- What you will do: Write out again exactly the lines from the one containing "Generate a Python" through the one containing "-1.5, -0.5, 0, 0]", both included, and omit the pictures.

- Task data:
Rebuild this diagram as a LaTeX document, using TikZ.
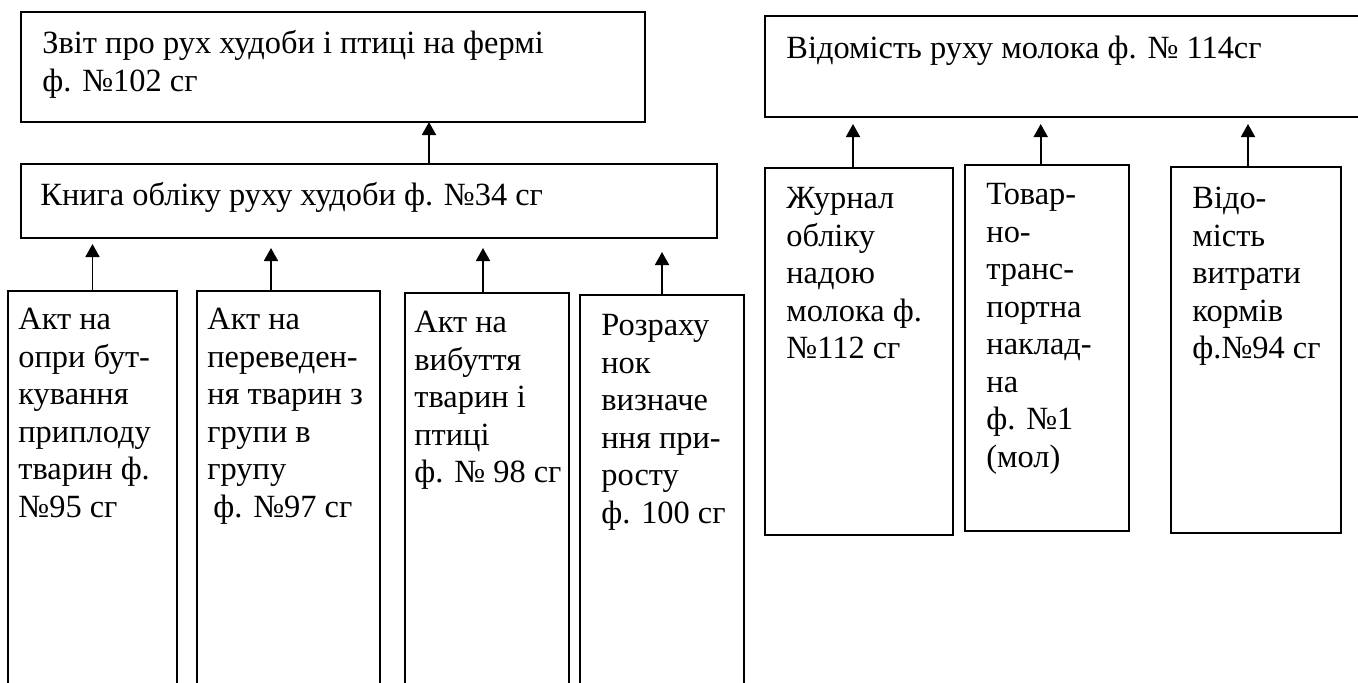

* * *

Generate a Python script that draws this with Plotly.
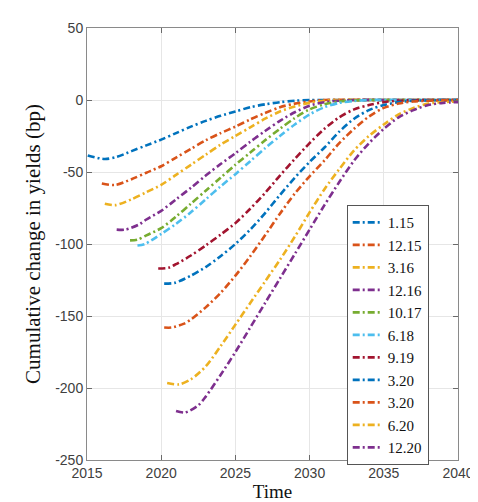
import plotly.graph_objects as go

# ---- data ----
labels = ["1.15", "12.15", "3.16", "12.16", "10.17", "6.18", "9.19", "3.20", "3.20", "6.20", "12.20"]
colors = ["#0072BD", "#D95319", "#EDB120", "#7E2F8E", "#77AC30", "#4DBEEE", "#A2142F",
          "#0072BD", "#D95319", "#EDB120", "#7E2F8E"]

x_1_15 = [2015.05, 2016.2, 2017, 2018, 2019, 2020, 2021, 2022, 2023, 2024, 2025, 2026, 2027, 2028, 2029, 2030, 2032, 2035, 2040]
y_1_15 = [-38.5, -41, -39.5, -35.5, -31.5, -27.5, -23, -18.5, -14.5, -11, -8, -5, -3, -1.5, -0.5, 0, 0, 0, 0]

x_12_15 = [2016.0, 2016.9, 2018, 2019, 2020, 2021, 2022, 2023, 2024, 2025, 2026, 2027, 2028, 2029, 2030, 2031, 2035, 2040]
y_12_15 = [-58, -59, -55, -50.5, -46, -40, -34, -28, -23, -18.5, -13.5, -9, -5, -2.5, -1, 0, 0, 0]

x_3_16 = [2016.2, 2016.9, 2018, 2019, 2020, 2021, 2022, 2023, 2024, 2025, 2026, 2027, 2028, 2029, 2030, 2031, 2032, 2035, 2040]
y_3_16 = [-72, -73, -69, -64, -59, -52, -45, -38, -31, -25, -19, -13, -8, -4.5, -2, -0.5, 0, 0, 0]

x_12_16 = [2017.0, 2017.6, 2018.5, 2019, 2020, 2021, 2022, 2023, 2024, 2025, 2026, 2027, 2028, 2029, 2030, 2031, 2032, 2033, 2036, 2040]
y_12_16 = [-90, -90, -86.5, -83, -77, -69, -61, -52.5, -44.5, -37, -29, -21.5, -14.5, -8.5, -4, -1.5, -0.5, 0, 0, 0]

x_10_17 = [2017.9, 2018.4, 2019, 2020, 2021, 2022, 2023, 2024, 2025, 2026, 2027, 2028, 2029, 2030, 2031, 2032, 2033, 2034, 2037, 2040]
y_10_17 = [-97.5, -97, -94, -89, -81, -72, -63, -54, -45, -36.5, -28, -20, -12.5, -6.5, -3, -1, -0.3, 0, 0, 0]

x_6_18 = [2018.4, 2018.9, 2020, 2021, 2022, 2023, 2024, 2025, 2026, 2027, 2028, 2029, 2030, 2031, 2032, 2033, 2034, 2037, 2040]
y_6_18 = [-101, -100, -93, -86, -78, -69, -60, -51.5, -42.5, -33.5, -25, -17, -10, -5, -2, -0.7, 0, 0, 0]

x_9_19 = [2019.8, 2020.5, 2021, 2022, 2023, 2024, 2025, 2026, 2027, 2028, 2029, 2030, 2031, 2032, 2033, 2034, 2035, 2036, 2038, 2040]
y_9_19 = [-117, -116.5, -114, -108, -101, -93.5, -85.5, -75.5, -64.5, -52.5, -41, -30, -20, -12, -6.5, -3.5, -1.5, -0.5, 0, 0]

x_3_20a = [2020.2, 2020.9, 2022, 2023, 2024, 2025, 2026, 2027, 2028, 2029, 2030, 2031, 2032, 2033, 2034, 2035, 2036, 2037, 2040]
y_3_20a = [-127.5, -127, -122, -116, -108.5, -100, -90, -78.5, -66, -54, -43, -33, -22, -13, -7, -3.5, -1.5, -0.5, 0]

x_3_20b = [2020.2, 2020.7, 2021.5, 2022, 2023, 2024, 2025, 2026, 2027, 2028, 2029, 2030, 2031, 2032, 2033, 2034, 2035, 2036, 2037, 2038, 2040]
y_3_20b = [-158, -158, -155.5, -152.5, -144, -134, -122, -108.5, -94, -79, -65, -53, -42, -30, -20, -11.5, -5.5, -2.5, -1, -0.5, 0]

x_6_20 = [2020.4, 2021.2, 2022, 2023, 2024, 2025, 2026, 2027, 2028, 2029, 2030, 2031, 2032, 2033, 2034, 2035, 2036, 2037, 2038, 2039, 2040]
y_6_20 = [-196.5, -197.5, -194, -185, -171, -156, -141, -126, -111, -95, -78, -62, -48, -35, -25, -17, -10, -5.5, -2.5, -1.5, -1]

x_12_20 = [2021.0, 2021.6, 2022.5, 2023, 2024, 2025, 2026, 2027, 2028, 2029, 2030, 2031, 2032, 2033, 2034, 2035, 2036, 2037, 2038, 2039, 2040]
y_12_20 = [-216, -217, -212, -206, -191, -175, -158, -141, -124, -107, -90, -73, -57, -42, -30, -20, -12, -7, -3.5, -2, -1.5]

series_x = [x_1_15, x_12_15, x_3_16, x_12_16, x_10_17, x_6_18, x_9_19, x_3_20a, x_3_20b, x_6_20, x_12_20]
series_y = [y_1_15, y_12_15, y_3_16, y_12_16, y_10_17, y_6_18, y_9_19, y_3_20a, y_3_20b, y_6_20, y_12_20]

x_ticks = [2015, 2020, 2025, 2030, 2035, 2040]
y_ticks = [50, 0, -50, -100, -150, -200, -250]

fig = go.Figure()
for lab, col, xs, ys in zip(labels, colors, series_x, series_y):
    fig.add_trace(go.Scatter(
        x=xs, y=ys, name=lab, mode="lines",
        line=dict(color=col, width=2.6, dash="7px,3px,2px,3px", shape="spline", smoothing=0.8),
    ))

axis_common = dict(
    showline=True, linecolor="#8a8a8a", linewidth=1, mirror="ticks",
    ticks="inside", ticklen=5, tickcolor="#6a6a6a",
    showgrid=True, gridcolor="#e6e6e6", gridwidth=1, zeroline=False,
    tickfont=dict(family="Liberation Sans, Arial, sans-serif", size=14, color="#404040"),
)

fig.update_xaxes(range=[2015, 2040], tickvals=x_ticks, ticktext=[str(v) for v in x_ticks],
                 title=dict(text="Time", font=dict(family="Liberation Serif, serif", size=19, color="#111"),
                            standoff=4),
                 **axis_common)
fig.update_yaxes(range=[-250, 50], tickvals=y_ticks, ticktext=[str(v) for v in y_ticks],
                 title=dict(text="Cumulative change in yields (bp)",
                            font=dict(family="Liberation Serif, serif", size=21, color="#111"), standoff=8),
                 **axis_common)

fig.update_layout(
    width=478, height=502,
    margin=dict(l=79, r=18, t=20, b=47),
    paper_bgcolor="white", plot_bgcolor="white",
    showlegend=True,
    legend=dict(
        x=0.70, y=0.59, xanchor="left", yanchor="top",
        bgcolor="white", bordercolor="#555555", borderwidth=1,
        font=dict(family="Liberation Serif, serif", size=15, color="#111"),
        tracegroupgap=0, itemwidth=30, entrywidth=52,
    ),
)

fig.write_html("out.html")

- Answer to this exercise:
Generate a Python script that draws this with Plotly.
import plotly.graph_objects as go

# ---- data ----
labels = ["1.15", "12.15", "3.16", "12.16", "10.17", "6.18", "9.19", "3.20", "3.20", "6.20", "12.20"]
colors = ["#0072BD", "#D95319", "#EDB120", "#7E2F8E", "#77AC30", "#4DBEEE", "#A2142F",
          "#0072BD", "#D95319", "#EDB120", "#7E2F8E"]

x_1_15 = [2015.05, 2016.2, 2017, 2018, 2019, 2020, 2021, 2022, 2023, 2024, 2025, 2026, 2027, 2028, 2029, 2030, 2032, 2035, 2040]
y_1_15 = [-38.5, -41, -39.5, -35.5, -31.5, -27.5, -23, -18.5, -14.5, -11, -8, -5, -3, -1.5, -0.5, 0, 0, 0, 0]

x_12_15 = [2016.0, 2016.9, 2018, 2019, 2020, 2021, 2022, 2023, 2024, 2025, 2026, 2027, 2028, 2029, 2030, 2031, 2035, 2040]
y_12_15 = [-58, -59, -55, -50.5, -46, -40, -34, -28, -23, -18.5, -13.5, -9, -5, -2.5, -1, 0, 0, 0]

x_3_16 = [2016.2, 2016.9, 2018, 2019, 2020, 2021, 2022, 2023, 2024, 2025, 2026, 2027, 2028, 2029, 2030, 2031, 2032, 2035, 2040]
y_3_16 = [-72, -73, -69, -64, -59, -52, -45, -38, -31, -25, -19, -13, -8, -4.5, -2, -0.5, 0, 0, 0]

x_12_16 = [2017.0, 2017.6, 2018.5, 2019, 2020, 2021, 2022, 2023, 2024, 2025, 2026, 2027, 2028, 2029, 2030, 2031, 2032, 2033, 2036, 2040]
y_12_16 = [-90, -90, -86.5, -83, -77, -69, -61, -52.5, -44.5, -37, -29, -21.5, -14.5, -8.5, -4, -1.5, -0.5, 0, 0, 0]

x_10_17 = [2017.9, 2018.4, 2019, 2020, 2021, 2022, 2023, 2024, 2025, 2026, 2027, 2028, 2029, 2030, 2031, 2032, 2033, 2034, 2037, 2040]
y_10_17 = [-97.5, -97, -94, -89, -81, -72, -63, -54, -45, -36.5, -28, -20, -12.5, -6.5, -3, -1, -0.3, 0, 0, 0]

x_6_18 = [2018.4, 2018.9, 2020, 2021, 2022, 2023, 2024, 2025, 2026, 2027, 2028, 2029, 2030, 2031, 2032, 2033, 2034, 2037, 2040]
y_6_18 = [-101, -100, -93, -86, -78, -69, -60, -51.5, -42.5, -33.5, -25, -17, -10, -5, -2, -0.7, 0, 0, 0]

x_9_19 = [2019.8, 2020.5, 2021, 2022, 2023, 2024, 2025, 2026, 2027, 2028, 2029, 2030, 2031, 2032, 2033, 2034, 2035, 2036, 2038, 2040]
y_9_19 = [-117, -116.5, -114, -108, -101, -93.5, -85.5, -75.5, -64.5, -52.5, -41, -30, -20, -12, -6.5, -3.5, -1.5, -0.5, 0, 0]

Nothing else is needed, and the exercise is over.